Last Thursday was Chinese New Year, which is the sort of occasion we generally get excited about because it gives us an excuse to cook something appropriate. However, we still have a freezer full of lentils thanks to our South Indian sambar and North Indian tadka dal, so on Thursday night we dined on leftover sambar. Again.

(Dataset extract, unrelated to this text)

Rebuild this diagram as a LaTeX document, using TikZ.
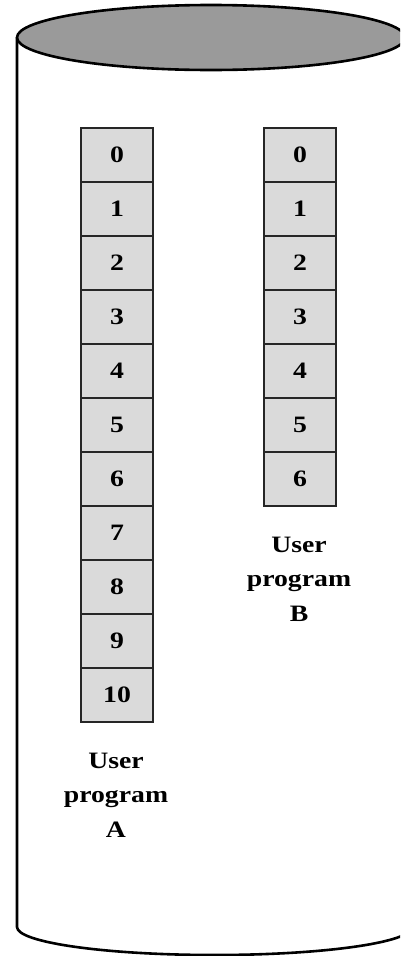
\documentclass[tikz,border=0pt]{standalone}
\usepackage{fontspec}
\setmainfont{Liberation Serif}
\definecolor{lidgray}{HTML}{9A9A9A}
\definecolor{cellgray}{HTML}{DADADA}
\newcommand{\stx}[1]{\scalebox{1.18}[1]{#1}}
\tikzset{
  cell/.style={draw=black!85, line width=1.5pt, fill=cellgray,
    minimum width=72pt, minimum height=54pt, inner sep=0pt, outer sep=0pt,
    font=\fontsize{23.5}{26}\selectfont\bfseries},
  lbl/.style={align=center, inner sep=0pt,
    font=\fontsize{23.5}{34.5}\selectfont\bfseries},
  cyl/.style={draw=black, line width=2.6pt}
}
\begin{document}
\begin{tikzpicture}[x=1pt,y=-1pt]
\useasboundingbox (0,0) rectangle (400,956);
\clip (0,0) rectangle (400,956);
% cylinder
\draw[cyl] (17,37.5) -- (17,927) arc[start angle=180, end angle=0, x radius=197.5, y radius=28] -- (412,37.5);
\draw[cyl, fill=lidgray] (211,37.5) ellipse[x radius=194, y radius=32.5];
% program A
\foreach \i in {0,...,10}
  \node[cell] (a\i) at (117, 155+54*\i) {\stx{\i}};
% program B
\foreach \i in {0,...,6}
  \node[cell] (b\i) at (300, 155+54*\i) {\stx{\i}};
\node[lbl] (la) at (116,795) {\stx{User}\\\stx{program}\\\stx{A}};
\node[lbl] (lb) at (299,579) {\stx{User}\\\stx{program}\\\stx{B}};
\end{tikzpicture}
\end{document}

After so much curry recently, our hearts sank when we found that Nepal’s national dish was a rice and lentil combination. We were therefore thankful to also find thukpa, a Nepalese noodle soup which we made on Wednesday night. We actually missed Pancake Day on Tuesday as well, because we were feasting on six different cuts of steak (with salad and three types of chips) at Rotunda, a wonderful new discovery at King’s Cross: a restaurant with its own farm and on-site butcher. After all that cow, a lighter dinner on Wednesday night was exactly what we needed.
(Recipe from SBS Food)
1 small onion, chopped
2 garlic cloves, chopped
1 tsp chopped ginger
1 tsp ground cumin
1/2 tsp ground turmeric (although, typing this up now, I’ve realised we forgot to use it – oops)
1/4 ground Szechuan pepper
1 pinch asafoetida powder
1 long green chilli, chopped (deseeded if desired)
200g tomatoes, chopped
1 tbsp vegetable oil
1.5 litres chicken stock
300g skinless chicken thigh fillet
300g rice noodles
100g carrot, cut into thin matchsticks
1 small red pepper, thinly sliced
1 tbsp lemon juice
Salt and pepper to taste
Chopped coriander to garnish
1. Combine the onion, garlic, ginger, chilli, tomatoes and spices in a blender and process until combined.
2. Heat the oil in a large saucepan over medium heat. Add the spice paste you have just made and cook, stirring, for 6-7 minutes, until aromatic.
3. Pour in the chicken stock and bring to the boil, then reduce the heat and simmer for 15 minutes.
4. Add the chicken thighs and simmer gently for 10 minutes, or until cooked. Remove from the stock and roughly shred.
5. Meanwhile, bring 2 litres of water to the boil in a large saucepan. Add the rice noodles and cook for 2 minutes. Drain and refresh in cold water, then drain again and set aside.
6. Add the carrot and pepper to the stock and simmer for 2-3 minutes, until just tender. Add the lemon juice and season to taste.
7. Divide the noodles between bowls and top with chicken. Ladle the stock and vegetables over the noodles and top with coriander.
We enjoyed this as a tasty and simple midweek dinner. The quantities were confusing, though: this is supposed to serve 4, but aside from the noodles, it basically consists of two people’s worth of chicken, a carrot and a pepper. For that reason, we decided it should actually serve two, but that left us with way too many noodles. If we were to make it again, we’d keep all the quantities the same, but halve the noodles. At least the extra noodles gave us something to eat with the sambar the following night…
Fortunately, China is next on our list of countries – so we will have a belated Chinese New Year celebration (and possibly also a belated Pancake Day) sometime in the near future!